Radiators rely on an electric pump to force hot water around the heating system. If the pump isn't working the water will not flow and the radiators will be cold. If other radiators in the house are hot, the pump is working. If none of them are hot, the problem may be the pump or the boiler.

Air Locks

If air gets into the heating pipes, it travels around the system until it settles at the top of a radiator. If enough air is trapped in a radiator, it lowers the water level and only part of the radiator will heat up. If the radiator is hot at the bottom but cool at the top, you may open the bleed valve at the top of the radiator. Hissing indicates air is escaping. Close the valve when hissing has stopped.

Thermostat Settings

Some radiators are fitted with individual thermostatic valves. They override the main thermostat and switch on and off depending on the temperature around each radiator. If the thermostat is set too low or becomes stuck from a lack of maintenance, hot water won't enter the radiator. Turning the thermostat valve to a higher setting, or removing the top and depressing the pin a few times to loosen it, may restore the proper setting.

Valve Settings

To control the flow of water through a radiator there are often two valves attached to the feed pipes.
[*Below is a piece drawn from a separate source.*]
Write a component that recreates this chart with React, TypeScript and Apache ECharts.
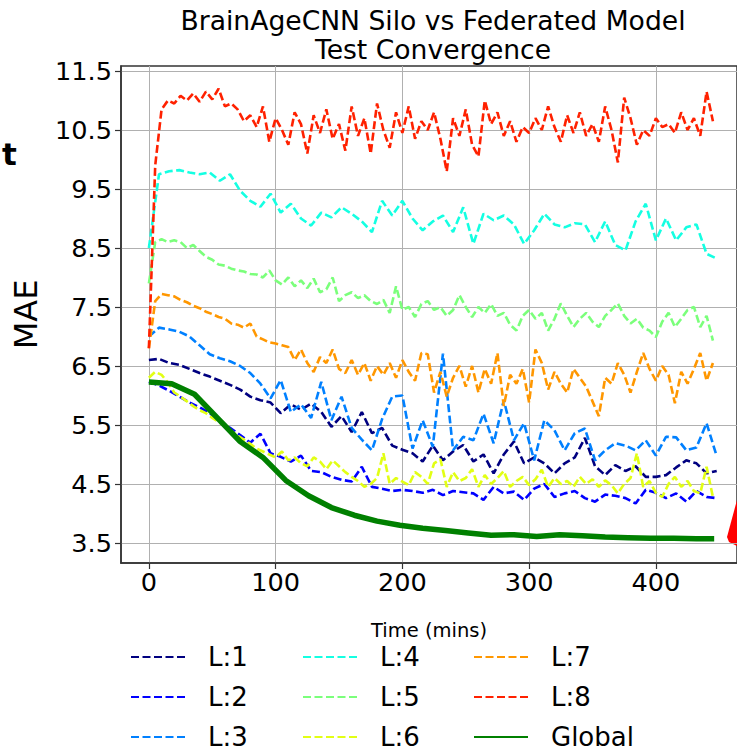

One valve is at each end of the radiator. They are usually balanced to allow some water to enter the radiator and the rest to be piped past it. If the radiator is brand new, or has been serviced, these valves may have been turned off and not turned back on again.

Sludge Build Up

A black metallic sludge may form if the heating system has not been cleaned and serviced. It settles at the bottom of radiators, where the water flow is slowest. Radiators may be removed, taken outdoors, flushed with a garden hose and reconnected.